Modify the distance that the ship is able to travel in one exchange [...] so that a ship with Impulse greater than Mass is able to move one more space on the map per exchange for each step of difference

I would parse this as follows: Similar to how velocity is written out as "meters per second" and acceleration is written out (SI Units) as "meters per second per second", you can think of "the ship is able to travel in one exchange [...] one more space" as having units of "spaces per exchange" already. Then "the ship is able to travel in one exchange [...] one more space per exchange" would have units of "spaces per exchange per exchange" which is acceleration (accumulation of velocity over time).

Mechanically, this is identical to "Each exchange, permanently add the difference between Impulse and Mass to the number of nodes you can move (this effect can compound with itself over the course of multiple exchanges)." and this is how I would describe it to players to prevent it from being ambiguous (as the original text is) if you decide to interpret it this way.

The alternative is that the bonus does not stack: you only get +X nodes travelled in the current exchange, but that does not become your new "base speed" for future exchanges. In this interpretation, the second "per exchange" is redundant, which is also a reasonable way to parse the sentence if it stood alone. If you read it this way, it does seem clearly inferior.

I can't argue for the first interpretation over the second based purely on the grammar of that singular sentence, but I think that the following sentence makes the intent clear:

This reflects how longer periods of acceleration allow for the accumulation of velocity.

You get faster and faster each exchange.
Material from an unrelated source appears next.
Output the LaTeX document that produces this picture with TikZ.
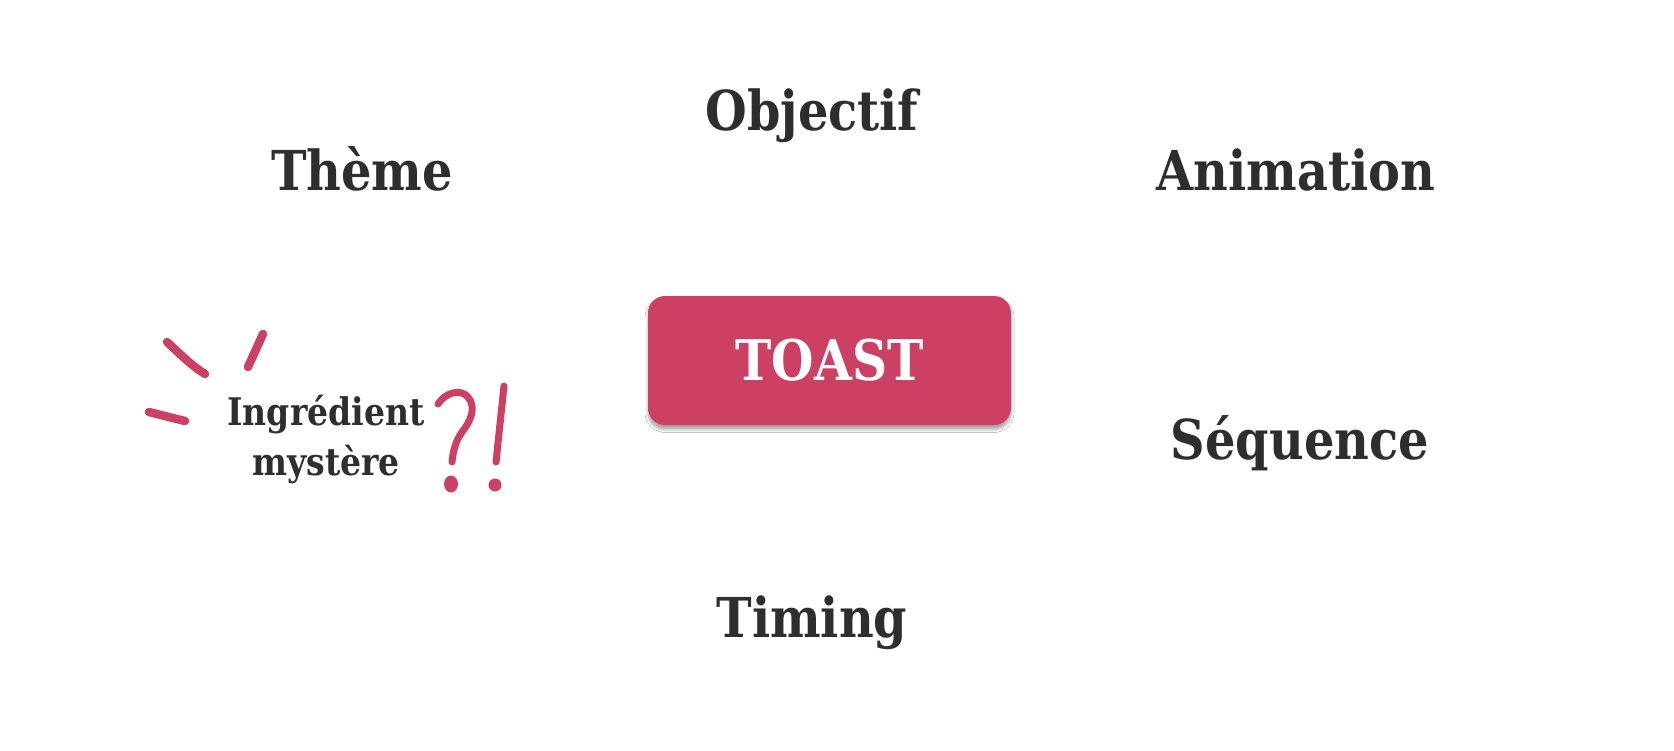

Since an exchange is a fixed time period, "accumulation of velocity" over longer periods can only be referring to accumulating velocity over multiple exchanges

Example: If a ship with +3 Mass and +3 Impulse can move X spaces on the map in an exchange, then a ship with +3 Mass and +5 Impulse (difference of 2 between Impulse and Mass) can move:

• X + 2 spaces in exchange 1
• (X + 2) + 2 == X + 4 spaces in exchange 2
• ((X + 2) + 2) + 2 == X + 6 spaces in exchange 3

Over a long enough trip, this will result in a higher average velocity and peak velocity than a High Thrust / Low Impulse engine.

If your fuel is depleted at a constant rate per exchange, then this will eventually result in arbitrarily high fuel efficiency.